[Saved data entries]
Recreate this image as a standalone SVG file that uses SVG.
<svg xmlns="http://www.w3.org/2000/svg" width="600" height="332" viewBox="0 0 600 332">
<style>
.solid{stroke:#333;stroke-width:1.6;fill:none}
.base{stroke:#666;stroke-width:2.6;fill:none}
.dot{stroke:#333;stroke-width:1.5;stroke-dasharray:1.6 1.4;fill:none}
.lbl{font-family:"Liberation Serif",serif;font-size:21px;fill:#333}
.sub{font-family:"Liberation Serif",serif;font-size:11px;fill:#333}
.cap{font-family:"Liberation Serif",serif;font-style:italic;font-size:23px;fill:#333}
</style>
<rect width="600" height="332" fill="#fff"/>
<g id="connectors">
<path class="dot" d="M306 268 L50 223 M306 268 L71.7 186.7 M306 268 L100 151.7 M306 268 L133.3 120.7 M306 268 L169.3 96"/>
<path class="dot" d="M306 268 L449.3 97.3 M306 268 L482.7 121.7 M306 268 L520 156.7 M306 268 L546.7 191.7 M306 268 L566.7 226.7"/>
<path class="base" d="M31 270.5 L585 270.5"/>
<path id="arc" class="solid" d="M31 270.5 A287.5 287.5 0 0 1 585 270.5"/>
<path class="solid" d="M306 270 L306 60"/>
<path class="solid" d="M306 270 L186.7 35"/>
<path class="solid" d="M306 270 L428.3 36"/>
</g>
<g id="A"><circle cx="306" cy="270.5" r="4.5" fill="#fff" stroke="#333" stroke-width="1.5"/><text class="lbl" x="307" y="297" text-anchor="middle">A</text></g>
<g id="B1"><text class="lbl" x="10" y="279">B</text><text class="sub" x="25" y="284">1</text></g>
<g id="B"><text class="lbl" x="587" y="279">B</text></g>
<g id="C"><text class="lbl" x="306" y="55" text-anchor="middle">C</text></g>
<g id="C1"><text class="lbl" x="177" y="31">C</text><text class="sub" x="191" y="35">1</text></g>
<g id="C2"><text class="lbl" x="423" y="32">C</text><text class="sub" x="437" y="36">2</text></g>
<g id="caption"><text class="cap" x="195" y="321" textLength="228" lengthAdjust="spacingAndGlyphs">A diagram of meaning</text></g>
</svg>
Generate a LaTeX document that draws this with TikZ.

> _Problem to work on_
The records above should be duplicated in full, exactly as given.

> _Exercise answer_
Recreate this image as a standalone SVG file that uses SVG.
<svg xmlns="http://www.w3.org/2000/svg" width="600" height="332" viewBox="0 0 600 332">
<style>
.solid{stroke:#333;stroke-width:1.6;fill:none}
.base{stroke:#666;stroke-width:2.6;fill:none}
.dot{stroke:#333;stroke-width:1.5;stroke-dasharray:1.6 1.4;fill:none}
.lbl{font-family:"Liberation Serif",serif;font-size:21px;fill:#333}
.sub{font-family:"Liberation Serif",serif;font-size:11px;fill:#333}
.cap{font-family:"Liberation Serif",serif;font-style:italic;font-size:23px;fill:#333}
</style>
<rect width="600" height="332" fill="#fff"/>
<g id="connectors">
<path class="dot" d="M306 268 L50 223 M306 268 L71.7 186.7 M306 268 L100 151.7 M306 268 L133.3 120.7 M306 268 L169.3 96"/>
<path class="dot" d="M306 268 L449.3 97.3 M306 268 L482.7 121.7 M306 268 L520 156.7 M306 268 L546.7 191.7 M306 268 L566.7 226.7"/>
<path class="base" d="M31 270.5 L585 270.5"/>
<path id="arc" class="solid" d="M31 270.5 A287.5 287.5 0 0 1 585 270.5"/>
<path class="solid" d="M306 270 L306 60"/>
<path class="solid" d="M306 270 L186.7 35"/>
<path class="solid" d="M306 270 L428.3 36"/>
</g>
<g id="A"><circle cx="306" cy="270.5" r="4.5" fill="#fff" stroke="#333" stroke-width="1.5"/><text class="lbl" x="307" y="297" text-anchor="middle">A</text></g>
<g id="B1"><text class="lbl" x="10" y="279">B</text><text class="sub" x="25" y="284">1</text></g>
<g id="B"><text class="lbl" x="587" y="279">B</text></g>
<g id="C"><text class="lbl" x="306" y="55" text-anchor="middle">C</text></g>
<g id="C1"><text class="lbl" x="177" y="31">C</text><text class="sub" x="191" y="35">1</text></g>
<g id="C2"><text class="lbl" x="423" y="32">C</text><text class="sub" x="437" y="36">2</text></g>
<g id="caption"><text class="cap" x="195" y="321" textLength="228" lengthAdjust="spacingAndGlyphs">A diagram of meaning</text></g>
</svg>
Generate a LaTeX document that draws this with TikZ.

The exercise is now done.